Repeat what the lines below say, word for word, and skip every image.
◆ ◆ ◆ ◆
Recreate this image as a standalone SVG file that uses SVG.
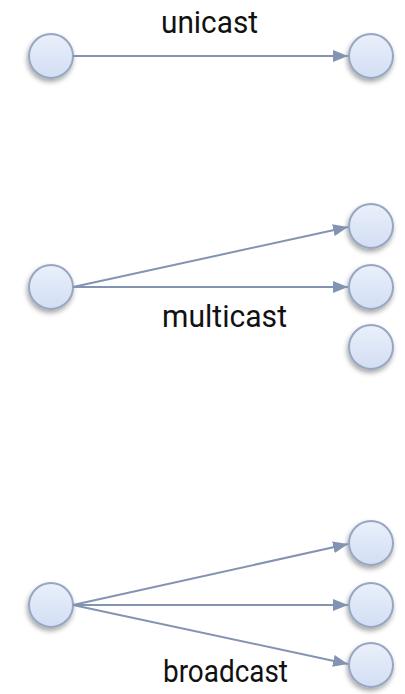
<svg xmlns="http://www.w3.org/2000/svg" width="405" height="694" viewBox="0 0 405 694">
  <defs>
    <linearGradient id="nodeFill" x1="0" y1="0" x2="0" y2="1">
      <stop offset="0" stop-color="#eaf0fb"/>
      <stop offset="1" stop-color="#d3def3"/>
    </linearGradient>
    <filter id="shadow" x="-40%" y="-40%" width="180%" height="190%">
      <feDropShadow dx="-1" dy="3" stdDeviation="2.5" flood-color="#000" flood-opacity="0.35"/>
    </filter>
    <marker id="head" viewBox="0 0 15 12" refX="15" refY="6" markerWidth="15" markerHeight="12" markerUnits="userSpaceOnUse" orient="auto">
      <path d="M0,0 L15,6 L0,12 z" fill="#8394b3"/>
    </marker>
  </defs>
  <style>
    .node circle { fill: url(#nodeFill); stroke: #97a7c2; stroke-width: 2; filter: url(#shadow); }
    .edge { stroke: #8394b3; stroke-width: 2; fill: none; marker-end: url(#head); }
    .label { font-family: Roboto, "Liberation Sans", sans-serif; font-size: 32px; fill: #111; }
  </style>

  <!-- unicast -->
  <g id="u-src" class="node"><circle cx="51" cy="56" r="22"/></g>
  <g id="u-dst" class="node"><circle cx="371" cy="56" r="22"/></g>

  <!-- multicast -->
  <g id="m-src" class="node"><circle cx="51" cy="287" r="22"/></g>
  <g id="m-dst1" class="node"><circle cx="371" cy="226" r="22"/></g>
  <g id="m-dst2" class="node"><circle cx="371" cy="287" r="22"/></g>
  <g id="m-dst3" class="node"><circle cx="371" cy="347" r="22"/></g>

  <!-- broadcast -->
  <g id="b-src" class="node"><circle cx="51" cy="605" r="22"/></g>
  <g id="b-dst1" class="node"><circle cx="371" cy="543" r="22"/></g>
  <g id="b-dst2" class="node"><circle cx="371" cy="605" r="22"/></g>
  <g id="b-dst3" class="node"><circle cx="371" cy="665" r="22"/></g>

  <g id="connectors">
    <line class="edge" x1="73" y1="56" x2="348" y2="56"/>
    <line class="edge" x1="73" y1="287" x2="348" y2="227"/>
    <line class="edge" x1="73" y1="287" x2="348" y2="287"/>
    <line class="edge" x1="73" y1="605" x2="348" y2="544"/>
    <line class="edge" x1="73" y1="605" x2="348" y2="605"/>
    <line class="edge" x1="73" y1="605" x2="348" y2="664"/>
  </g>

  <g id="labels">
    <text class="label" x="161" y="33" textLength="97" lengthAdjust="spacingAndGlyphs">unicast</text>
    <text class="label" x="162" y="327" textLength="125" lengthAdjust="spacingAndGlyphs">multicast</text>
    <text class="label" x="163" y="682" textLength="125" lengthAdjust="spacingAndGlyphs">broadcast</text>
  </g>
</svg>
◆ ◆ ◆ ◆
## [ANSWER]
Recreate this image as a standalone SVG file that uses SVG.
<svg xmlns="http://www.w3.org/2000/svg" width="405" height="694" viewBox="0 0 405 694">
  <defs>
    <linearGradient id="nodeFill" x1="0" y1="0" x2="0" y2="1">
      <stop offset="0" stop-color="#eaf0fb"/>
      <stop offset="1" stop-color="#d3def3"/>
    </linearGradient>
    <filter id="shadow" x="-40%" y="-40%" width="180%" height="190%">
      <feDropShadow dx="-1" dy="3" stdDeviation="2.5" flood-color="#000" flood-opacity="0.35"/>
    </filter>
    <marker id="head" viewBox="0 0 15 12" refX="15" refY="6" markerWidth="15" markerHeight="12" markerUnits="userSpaceOnUse" orient="auto">
      <path d="M0,0 L15,6 L0,12 z" fill="#8394b3"/>
    </marker>
  </defs>
  <style>
    .node circle { fill: url(#nodeFill); stroke: #97a7c2; stroke-width: 2; filter: url(#shadow); }
    .edge { stroke: #8394b3; stroke-width: 2; fill: none; marker-end: url(#head); }
    .label { font-family: Roboto, "Liberation Sans", sans-serif; font-size: 32px; fill: #111; }
  </style>

  <!-- unicast -->
  <g id="u-src" class="node"><circle cx="51" cy="56" r="22"/></g>
  <g id="u-dst" class="node"><circle cx="371" cy="56" r="22"/></g>

  <!-- multicast -->
  <g id="m-src" class="node"><circle cx="51" cy="287" r="22"/></g>
  <g id="m-dst1" class="node"><circle cx="371" cy="226" r="22"/></g>
  <g id="m-dst2" class="node"><circle cx="371" cy="287" r="22"/></g>
  <g id="m-dst3" class="node"><circle cx="371" cy="347" r="22"/></g>

  <!-- broadcast -->
  <g id="b-src" class="node"><circle cx="51" cy="605" r="22"/></g>
  <g id="b-dst1" class="node"><circle cx="371" cy="543" r="22"/></g>
  <g id="b-dst2" class="node"><circle cx="371" cy="605" r="22"/></g>
  <g id="b-dst3" class="node"><circle cx="371" cy="665" r="22"/></g>

  <g id="connectors">
    <line class="edge" x1="73" y1="56" x2="348" y2="56"/>
    <line class="edge" x1="73" y1="287" x2="348" y2="227"/>
    <line class="edge" x1="73" y1="287" x2="348" y2="287"/>
    <line class="edge" x1="73" y1="605" x2="348" y2="544"/>
    <line class="edge" x1="73" y1="605" x2="348" y2="605"/>
    <line class="edge" x1="73" y1="605" x2="348" y2="664"/>
  </g>

  <g id="labels">
    <text class="label" x="161" y="33" textLength="97" lengthAdjust="spacingAndGlyphs">unicast</text>
    <text class="label" x="162" y="327" textLength="125" lengthAdjust="spacingAndGlyphs">multicast</text>
    <text class="label" x="163" y="682" textLength="125" lengthAdjust="spacingAndGlyphs">broadcast</text>
  </g>
</svg>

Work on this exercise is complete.